Stated task.
From the data that follows, report how many lines hold the string "with", giving only the number.

+--

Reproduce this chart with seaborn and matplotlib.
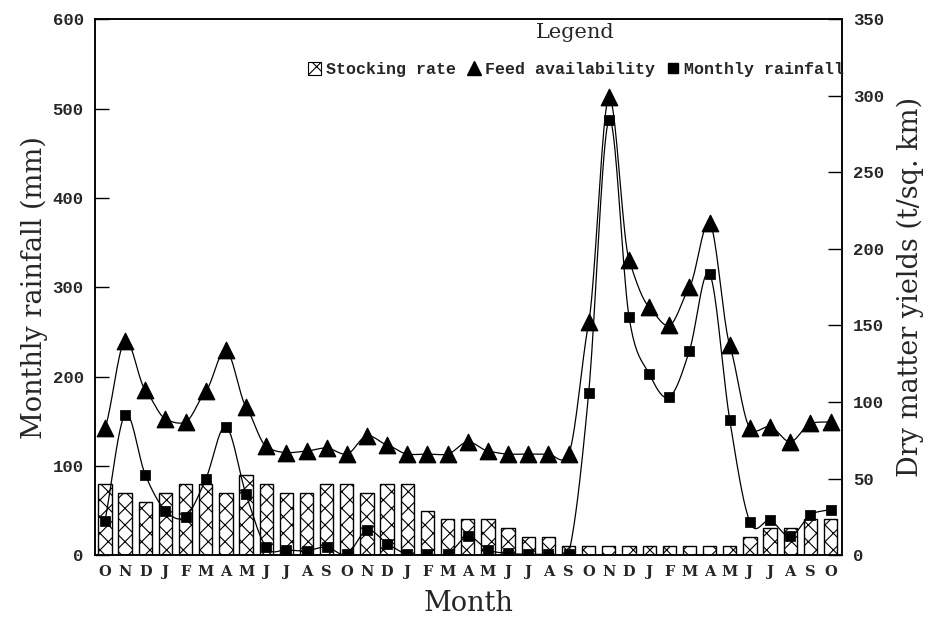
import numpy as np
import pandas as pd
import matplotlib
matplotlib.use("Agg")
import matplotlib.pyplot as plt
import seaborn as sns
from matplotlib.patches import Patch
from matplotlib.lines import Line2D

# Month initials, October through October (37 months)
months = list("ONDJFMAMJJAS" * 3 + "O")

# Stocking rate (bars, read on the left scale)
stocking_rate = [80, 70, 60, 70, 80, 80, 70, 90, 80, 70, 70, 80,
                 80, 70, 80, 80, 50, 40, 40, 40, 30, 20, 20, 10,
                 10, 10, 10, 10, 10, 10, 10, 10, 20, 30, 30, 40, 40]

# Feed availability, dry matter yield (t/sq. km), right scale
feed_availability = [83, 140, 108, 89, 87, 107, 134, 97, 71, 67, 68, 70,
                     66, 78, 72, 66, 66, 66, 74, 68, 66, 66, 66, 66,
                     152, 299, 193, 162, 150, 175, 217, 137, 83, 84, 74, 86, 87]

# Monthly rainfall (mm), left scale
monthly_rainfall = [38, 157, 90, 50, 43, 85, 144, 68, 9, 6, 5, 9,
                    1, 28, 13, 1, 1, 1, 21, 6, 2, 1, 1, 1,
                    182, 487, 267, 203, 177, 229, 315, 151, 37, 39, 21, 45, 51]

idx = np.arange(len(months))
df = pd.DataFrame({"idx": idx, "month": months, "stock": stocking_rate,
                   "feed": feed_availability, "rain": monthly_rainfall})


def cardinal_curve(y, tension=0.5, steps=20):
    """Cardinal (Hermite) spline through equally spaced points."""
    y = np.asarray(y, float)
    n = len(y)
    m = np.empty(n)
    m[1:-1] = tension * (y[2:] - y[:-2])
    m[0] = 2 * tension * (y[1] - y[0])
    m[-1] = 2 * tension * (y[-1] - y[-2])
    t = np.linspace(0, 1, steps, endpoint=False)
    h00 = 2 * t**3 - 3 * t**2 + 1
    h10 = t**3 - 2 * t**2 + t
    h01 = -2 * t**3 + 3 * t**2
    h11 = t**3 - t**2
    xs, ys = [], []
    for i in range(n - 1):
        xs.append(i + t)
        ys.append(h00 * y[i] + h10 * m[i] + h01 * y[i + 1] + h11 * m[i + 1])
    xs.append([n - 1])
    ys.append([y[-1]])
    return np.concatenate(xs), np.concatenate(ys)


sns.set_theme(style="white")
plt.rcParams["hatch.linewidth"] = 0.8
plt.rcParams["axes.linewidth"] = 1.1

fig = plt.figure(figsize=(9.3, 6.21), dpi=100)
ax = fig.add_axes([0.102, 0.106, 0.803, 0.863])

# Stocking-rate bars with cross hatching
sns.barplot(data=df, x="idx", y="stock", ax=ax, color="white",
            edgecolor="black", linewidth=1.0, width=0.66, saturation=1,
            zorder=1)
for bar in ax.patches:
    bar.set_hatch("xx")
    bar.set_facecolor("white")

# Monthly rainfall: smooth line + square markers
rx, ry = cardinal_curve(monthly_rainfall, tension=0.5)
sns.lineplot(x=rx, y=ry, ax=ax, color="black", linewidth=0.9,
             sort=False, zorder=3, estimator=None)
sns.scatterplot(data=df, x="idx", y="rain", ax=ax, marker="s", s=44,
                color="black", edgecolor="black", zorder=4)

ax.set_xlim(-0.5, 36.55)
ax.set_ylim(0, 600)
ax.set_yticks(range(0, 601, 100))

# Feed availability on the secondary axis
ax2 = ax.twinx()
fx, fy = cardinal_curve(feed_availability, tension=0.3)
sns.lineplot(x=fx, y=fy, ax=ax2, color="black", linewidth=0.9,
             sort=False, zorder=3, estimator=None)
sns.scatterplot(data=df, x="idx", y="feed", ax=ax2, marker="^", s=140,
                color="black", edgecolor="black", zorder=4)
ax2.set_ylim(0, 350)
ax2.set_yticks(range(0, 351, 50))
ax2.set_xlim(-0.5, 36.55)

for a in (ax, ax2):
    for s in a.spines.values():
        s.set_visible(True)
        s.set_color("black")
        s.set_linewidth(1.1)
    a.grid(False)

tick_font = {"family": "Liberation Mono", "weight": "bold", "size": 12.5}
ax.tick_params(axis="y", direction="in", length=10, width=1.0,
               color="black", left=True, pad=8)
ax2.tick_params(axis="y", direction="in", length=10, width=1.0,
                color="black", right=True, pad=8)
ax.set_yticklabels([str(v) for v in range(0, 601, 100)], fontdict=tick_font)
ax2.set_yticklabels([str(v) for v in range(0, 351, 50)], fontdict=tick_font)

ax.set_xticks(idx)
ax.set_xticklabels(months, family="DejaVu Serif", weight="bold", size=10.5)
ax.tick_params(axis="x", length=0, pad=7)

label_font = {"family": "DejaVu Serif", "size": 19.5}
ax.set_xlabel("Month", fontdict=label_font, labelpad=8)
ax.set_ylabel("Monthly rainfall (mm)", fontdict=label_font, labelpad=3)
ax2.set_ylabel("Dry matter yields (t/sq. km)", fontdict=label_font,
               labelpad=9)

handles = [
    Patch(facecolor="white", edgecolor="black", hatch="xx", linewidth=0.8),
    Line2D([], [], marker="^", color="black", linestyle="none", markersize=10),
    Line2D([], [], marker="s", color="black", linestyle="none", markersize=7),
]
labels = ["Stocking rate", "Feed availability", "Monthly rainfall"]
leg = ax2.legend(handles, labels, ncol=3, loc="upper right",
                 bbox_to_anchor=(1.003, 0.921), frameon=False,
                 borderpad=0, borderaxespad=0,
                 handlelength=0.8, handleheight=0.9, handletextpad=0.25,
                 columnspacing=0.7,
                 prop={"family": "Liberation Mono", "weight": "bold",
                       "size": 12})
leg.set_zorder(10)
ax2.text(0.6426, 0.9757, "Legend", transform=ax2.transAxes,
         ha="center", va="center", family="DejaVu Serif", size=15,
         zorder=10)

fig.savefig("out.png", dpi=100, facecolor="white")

+--

Task response.
2